The oil industry went to court Monday over the Obama administration’s new oil train safety rules, challenging the timeline for refitting tens of thousands of tank cars and the requirement for enhanced braking systems on the cars.
In its petition for review, filed Monday in the U.S. Court of Appeals for the District of Columbia Circuit, the American Petroleum Institute called the provisions, unveiled May 1 by the U.S. Department of Transportation, “arbitrary, capricious, (and) an abuse of discretion.”
The industry group asked the court to set aside the provisions. It did not challenge the department’s new standard for newly constructed tank cars carrying crude oil, ethanol and other flammable liquids.

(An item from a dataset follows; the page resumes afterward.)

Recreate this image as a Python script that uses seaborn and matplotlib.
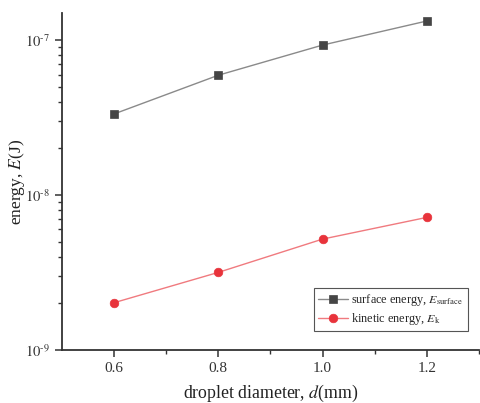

The lawsuit names Transportation Secretary Anthony Foxx, Attorney General Loretta Lynch and Tim Butters, acting chief of the Pipeline and Hazardous Materials Safety Administration, the agency tasked with enforcing the rules.
In public statements and filings, the oil industry hinted that it would take legal action against the department’s new rules. It had said that the department’s proposed timeline for retrofitting the large fleet of DOT-111 tank cars wasn’t realistic. It also said that the benefits of installing electronic brakes on the tank cars didn’t justify the cost.

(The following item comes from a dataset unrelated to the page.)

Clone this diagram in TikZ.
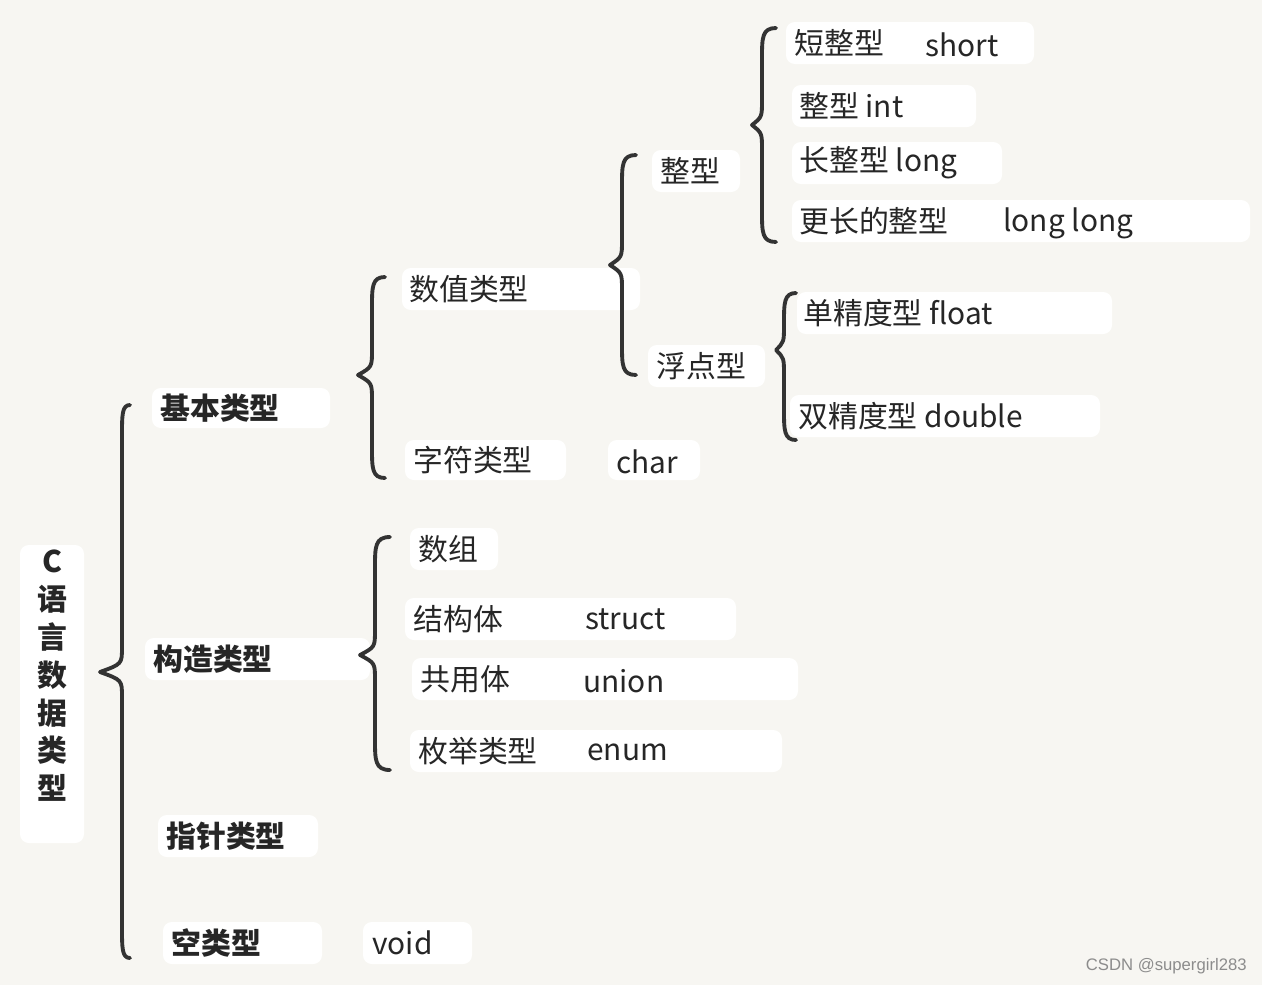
\documentclass[tikz,border=0pt]{standalone}
\usepackage{fontspec}
\setmainfont{Noto Sans CJK SC}
\newfontfamily\wm{Liberation Sans}
\begin{document}
\begin{tikzpicture}[x=0.02cm,y=-0.02cm,
  bx/.style={fill=white,rounded corners=5pt,inner sep=0pt},
  tx/.style={anchor=west,inner sep=0pt,font=\fontsize{17}{20}\selectfont,text=black!85},
  bt/.style={tx,font=\fontsize{17}{20}\selectfont\bfseries},
  br/.style={draw=black!80,line width=2.2pt,line cap=round,line join=round}]
\fill[fill={rgb,255:red,247;green,246;blue,242}] (0,0) rectangle (1262,985);
\useasboundingbox (0,0) rectangle (1262,985);
\newcommand\bxx[5]{\node[bx,minimum width={(#4-#2)*0.02cm},minimum height={(#5-#3)*0.02cm}] (#1) at ({(#2+#4)/2},{(#3+#5)/2}) {};}
\newcommand\brc[6]{\draw[br] (#3,#4) .. controls (#2,#4) and (#2,#4+10) .. (#2,#4+30) -- (#2,#5-25) .. controls (#2,#5-8) .. (#1,#5) .. controls (#2,#5+8) .. (#2,#5+25) -- (#2,#6-30) .. controls (#2,#6-10) and (#2,#6) .. (#3,#6);}
% boxes
\bxx{c}{20}{545}{84}{843}
\node[bt,anchor=north,align=center,font=\fontsize{17}{21.5}\selectfont\bfseries] (ct) at (c.north) [yshift=-3pt] {C\\语\\言\\数\\据\\类\\型};
\bxx{jb}{152}{388}{330}{428}\node[bt] at (160,408) {基本类型};
\bxx{gz}{145}{638}{370}{680}\node[bt] at (153,659) {构造类型};
\bxx{zz}{158}{815}{318}{857}\node[bt] at (166,836) {指针类型};
\bxx{k}{163}{922}{322}{964}\node[bt] at (171,943) {空类型};
\bxx{v}{363}{922}{472}{964}\node[tx] at (372,943) {void};
\bxx{sz}{402}{268}{640}{310}\node[tx] at (409,289) {数值类型};
\bxx{zf}{405}{440}{566}{480}\node[tx] at (413,460) {字符类型};
\bxx{ch}{608}{440}{700}{480}\node[tx] at (616,462) {char};
\bxx{shz}{410}{528}{498}{570}\node[tx] at (418,549) {数组};
\bxx{jg}{405}{598}{736}{640}\node[tx] at (413,619) {结构体};\node[tx] at (585,619) {struct};
\bxx{gy}{412}{658}{798}{700}\node[tx] at (420,679) {共用体};\node[tx] at (583,681) {union};
\bxx{mj}{410}{730}{782}{772}\node[tx] at (418,751) {枚举类型};\node[tx] at (587,752) {enum};
\bxx{zx}{652}{150}{740}{192}\node[tx] at (660,171) {整型};
\bxx{fd}{648}{345}{765}{387}\node[tx] at (656,366) {浮点型};
\bxx{s1}{786}{22}{1034}{64}\node[tx] at (794,43) {短整型};\node[tx] at (925,45) {short};
\bxx{s2}{792}{85}{976}{127}\node[tx] at (799,106) {整型 int};
\bxx{s3}{792}{142}{1002}{184}\node[tx] at (799,163) {长整型 long};
\bxx{s4}{792}{200}{1250}{242}\node[tx] at (799,221) {更长的整型};\node[tx] at (1003,223) {long long};
\bxx{f1}{797}{292}{1112}{334}\node[tx] at (803,313) {单精度型 float};
\bxx{f2}{790}{395}{1100}{437}\node[tx] at (798,416) {双精度型 double};
% braces
\brc{100}{122}{130}{405}{672}{958}
\brc{358}{372}{385}{277}{375}{478}
\brc{360}{375}{390}{537}{655}{770}
\brc{610}{622}{636}{155}{265}{375}
\brc{752}{762}{776}{28}{125}{242}
\brc{776}{784}{796}{293}{350}{440}
\node[anchor=east,inner sep=0pt,text=black!45,font=\wm\fontsize{9.5}{11}\selectfont] (w) at (1247,966) {CSDN @supergirl283};
\end{tikzpicture}
\end{document}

Brian Straessle, a spokesman for the American Petroleum Institute, said that “retrofit timelines, braking systems and other actions must all be based on facts and science to maximize the safety impact of this rule.”
Suzi Emmerling, a spokeswoman for the Department of Transportation, called the oil industry’s lawsuit “disappointing.”

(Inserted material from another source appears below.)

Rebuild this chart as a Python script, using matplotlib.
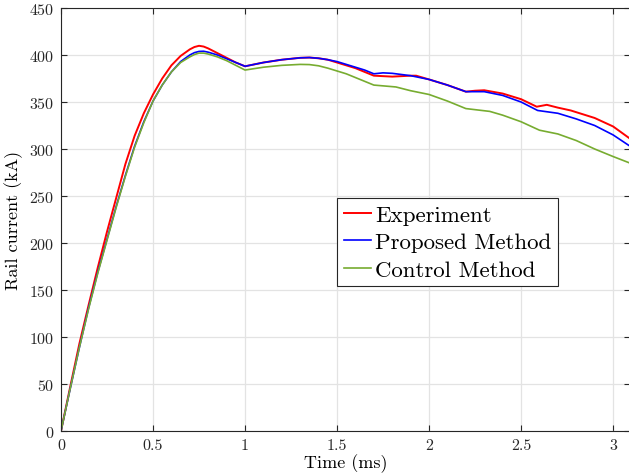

“We believe the rule will stand up to challenge in court,” she said, “and remain hopeful that industries impacted by these changes will accept their safety obligations and follow the new regulations.”
The rail industry’s principal trade group, the Association of American Railroads, also opposed the braking requirement, though it was more supportive of the retrofit timeline.
Railroads don’t own the tank cars used to transport crude oil and other flammable liquids, so the cost of retrofits largely falls on the companies that build and lease the cars. Those companies have five to 10 years to upgrade or replace the cars, depending on the commodity and the safety features the cars already have.
Environmental groups and some lawmakers, however, don’t think the new rules go far enough, and they’ve criticized the timeline as too lenient.